Think good paella in China doesn’t exist? Well, believe it. A fun concept by Michelin-starred chef Jason Atherton, 22 Ships gives off anything but stuffy Michelin-starred vibes. The Spanish tapas-style bar on Ship Street in Hong Kong’s Wanchai area plays a great mix of music, keeps the wine flowing and has the friendliest staff in town. Do not leave without ordering the jamon, manchego and truffle toast topped with quail eggs, the cauliflower dish and the seafood paella with fava beans and crispy bacon.

Desserts are also 100 percent worth it (I die for the goat’s cheese ice cream with granola and raspberries), but try not to get too full because right across the street you’ll find Ham & Sherry and Back Bar, two more lively dining/drinking spots, also by Chef Atherton. I could’ve eaten on this block every night, but alas, there were too many things to do, see and eat in HK — which isn’t a bad problem to have.

Did somebody say dim sum? If you can’t make it to Duddell’s weekend dim sum brunch (it’s recommended you eat on the terrace and wash the dumplings down with a bottle of champagne, or two), lunch hour in the upstairs lounge is just as wonderful.

The entire place (which is a Michelin-starred authentic Cantonese joint, BTW) is a feast for the eyes—not to mention the mouth—with classic and contemporary artworks lining the walls and a small gallery at the restaurant’s entrance. I recommend a cocktail called A Lotus Blossoms; with KiNo Tea gin, yuzu, raw honey, lemongrass, whites, bee pollen and sansho dust, it’s as carefully and beautifully decorated as it is delicious.
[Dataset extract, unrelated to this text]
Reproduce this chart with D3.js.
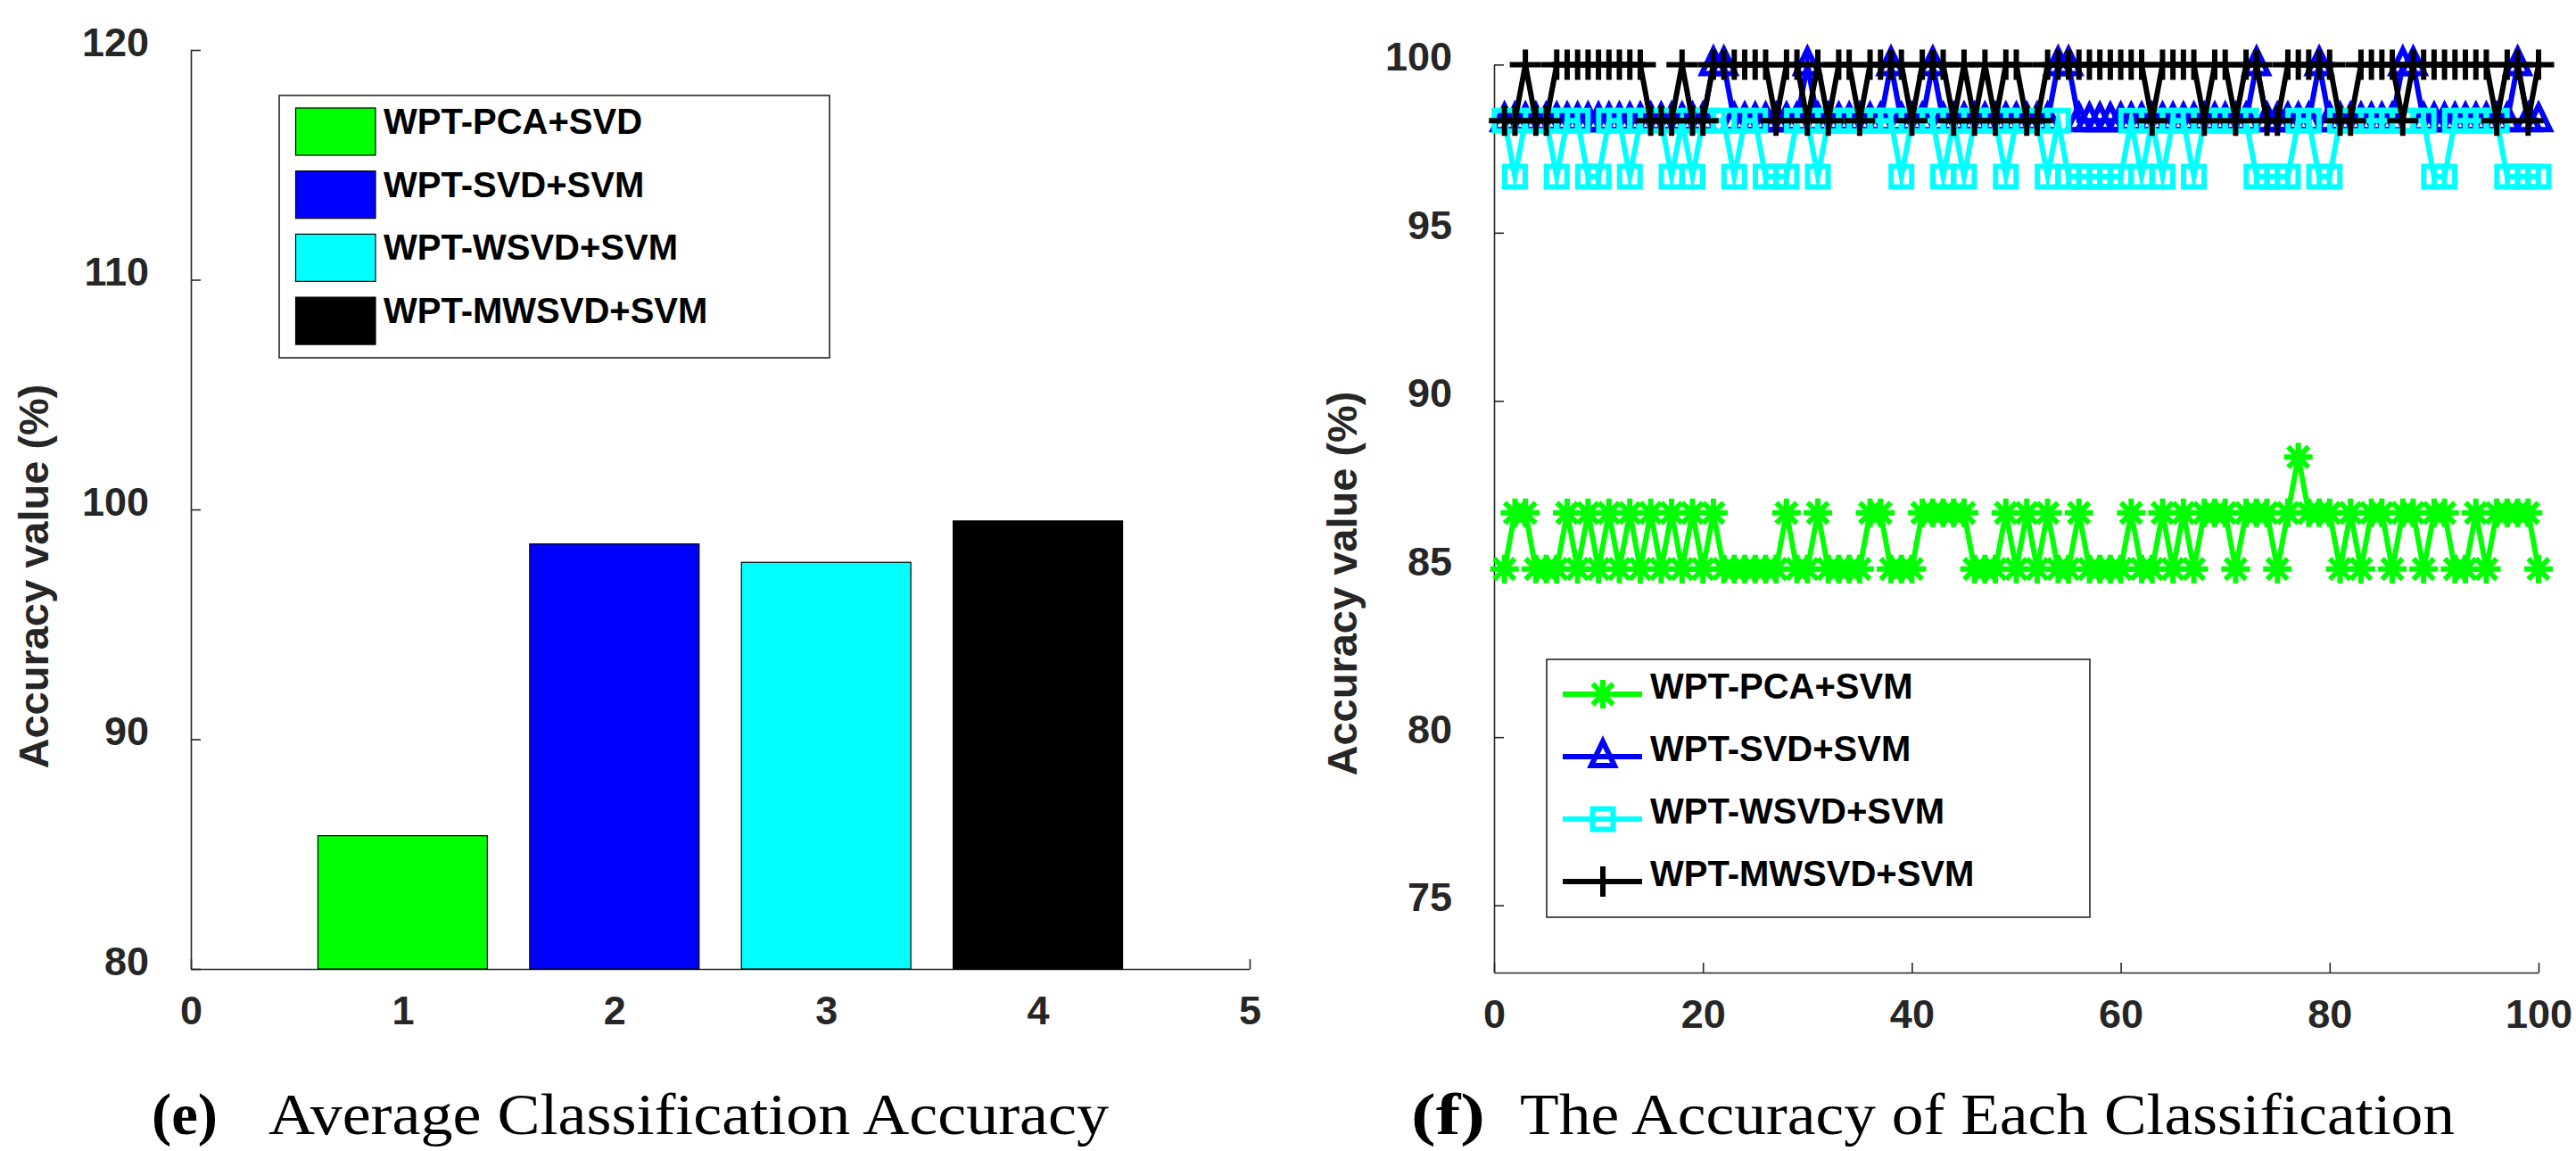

Do the honey glazed barbecued Iberico pork as a starter and try all the dumplings, but especially the pork and shrimp dumpling with black truffle. Save room for egg white fried rice and dessert. You could easily spend hours here drooling over the menu and decor.

The cool thing—or one of the many cool things—about Hong Kong is that it’s easy to change scenery, and fast.

A quick taxi ride into Repulse Bay, in the Southern part of Hong Kong Island, will take you to the beach and a small dining/shopping strip with water views. South American, Caribbean and Hawaiian-influenced food in the tropically-decorated Limewood is my idea of comfort food (I grew up eating South American and Caribbean foods in South Florida) and here, there’s plenty to go around. It’s also a great place to take a break from heavy foods by choosing lighter menu items like the Norwegian Salmon Tartare with coconut water and ginger, soft shell crab salad and whole roasted free-range Jerk chicken with caramelized pineapple and mango habanero sauce.

Finish your meal with hand-piped churros and walk it off on a tour of Tin Hau Temple. When you’re ready, hop on a double-decker bus (make sure to sit up top for crazy blue and green views) that’ll take you back to the action-packed city center.

Shop

There is so much to see and buy, if your wallet and itinerary allows, of course. My favorite shops in the city: Buly 1803 (a jaw-droppingly gorgeous and expensive perfumery; I wanted everything here, but settled for a pack of scented matches), Goods of Desire (a lifestyle shop that’s been around since 1996, G.O.D. is a great place to buy souvenirs, including the hilarious and fun Angry Cat by artist Lao Ganbu) and Sake Central (this sake store sells sake, of course, but also Japanese glassware, ceramics, and has a sake bar with snacks by Chef Lok Yan Li) are great places to start.